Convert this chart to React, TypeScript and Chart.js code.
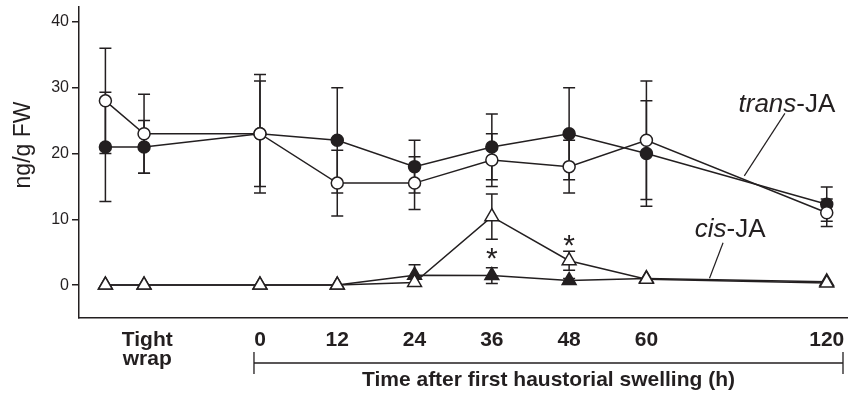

..............................

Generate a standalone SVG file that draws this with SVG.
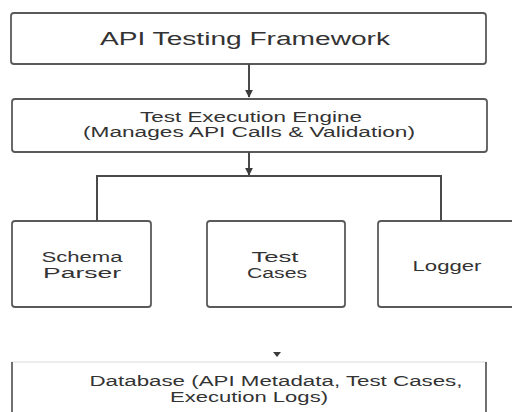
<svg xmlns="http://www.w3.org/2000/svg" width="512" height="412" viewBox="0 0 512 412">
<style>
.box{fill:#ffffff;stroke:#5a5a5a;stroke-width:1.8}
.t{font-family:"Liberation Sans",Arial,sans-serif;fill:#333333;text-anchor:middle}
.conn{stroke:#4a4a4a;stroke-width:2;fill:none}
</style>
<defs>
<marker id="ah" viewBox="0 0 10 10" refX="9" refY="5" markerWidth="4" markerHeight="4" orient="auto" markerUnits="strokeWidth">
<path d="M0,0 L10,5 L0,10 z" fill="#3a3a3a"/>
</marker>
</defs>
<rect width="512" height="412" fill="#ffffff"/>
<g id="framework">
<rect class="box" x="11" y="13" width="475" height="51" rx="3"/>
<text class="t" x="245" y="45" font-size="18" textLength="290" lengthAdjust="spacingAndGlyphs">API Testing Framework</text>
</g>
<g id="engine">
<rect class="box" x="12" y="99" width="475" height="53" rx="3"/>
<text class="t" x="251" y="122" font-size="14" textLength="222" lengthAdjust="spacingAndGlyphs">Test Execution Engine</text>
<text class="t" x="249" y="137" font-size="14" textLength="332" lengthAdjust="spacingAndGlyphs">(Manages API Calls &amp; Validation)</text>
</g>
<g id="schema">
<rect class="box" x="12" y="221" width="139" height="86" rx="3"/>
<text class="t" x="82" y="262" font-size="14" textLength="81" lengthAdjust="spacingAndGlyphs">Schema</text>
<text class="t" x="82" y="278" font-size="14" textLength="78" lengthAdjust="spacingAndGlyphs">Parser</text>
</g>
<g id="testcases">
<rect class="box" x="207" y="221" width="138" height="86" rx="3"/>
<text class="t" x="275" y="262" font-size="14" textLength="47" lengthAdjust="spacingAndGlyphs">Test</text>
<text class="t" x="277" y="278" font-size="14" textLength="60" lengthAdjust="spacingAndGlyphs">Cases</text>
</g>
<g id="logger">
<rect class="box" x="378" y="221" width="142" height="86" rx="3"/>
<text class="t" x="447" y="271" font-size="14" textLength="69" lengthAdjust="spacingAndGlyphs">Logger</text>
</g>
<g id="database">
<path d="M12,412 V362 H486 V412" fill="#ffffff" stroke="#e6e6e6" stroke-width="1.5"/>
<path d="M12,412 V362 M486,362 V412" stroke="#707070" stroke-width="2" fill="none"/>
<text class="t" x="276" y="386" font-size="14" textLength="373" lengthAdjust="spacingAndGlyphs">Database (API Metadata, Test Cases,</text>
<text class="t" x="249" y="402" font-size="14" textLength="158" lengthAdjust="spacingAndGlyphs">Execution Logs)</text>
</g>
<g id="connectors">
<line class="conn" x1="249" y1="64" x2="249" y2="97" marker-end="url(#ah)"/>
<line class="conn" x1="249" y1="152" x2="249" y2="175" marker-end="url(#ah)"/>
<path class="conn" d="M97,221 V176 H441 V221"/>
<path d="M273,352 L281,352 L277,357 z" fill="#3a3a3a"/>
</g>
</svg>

..............................

*Goal*
Give only the number of lines in the data that hold the word "this".

*Finished exercise*
2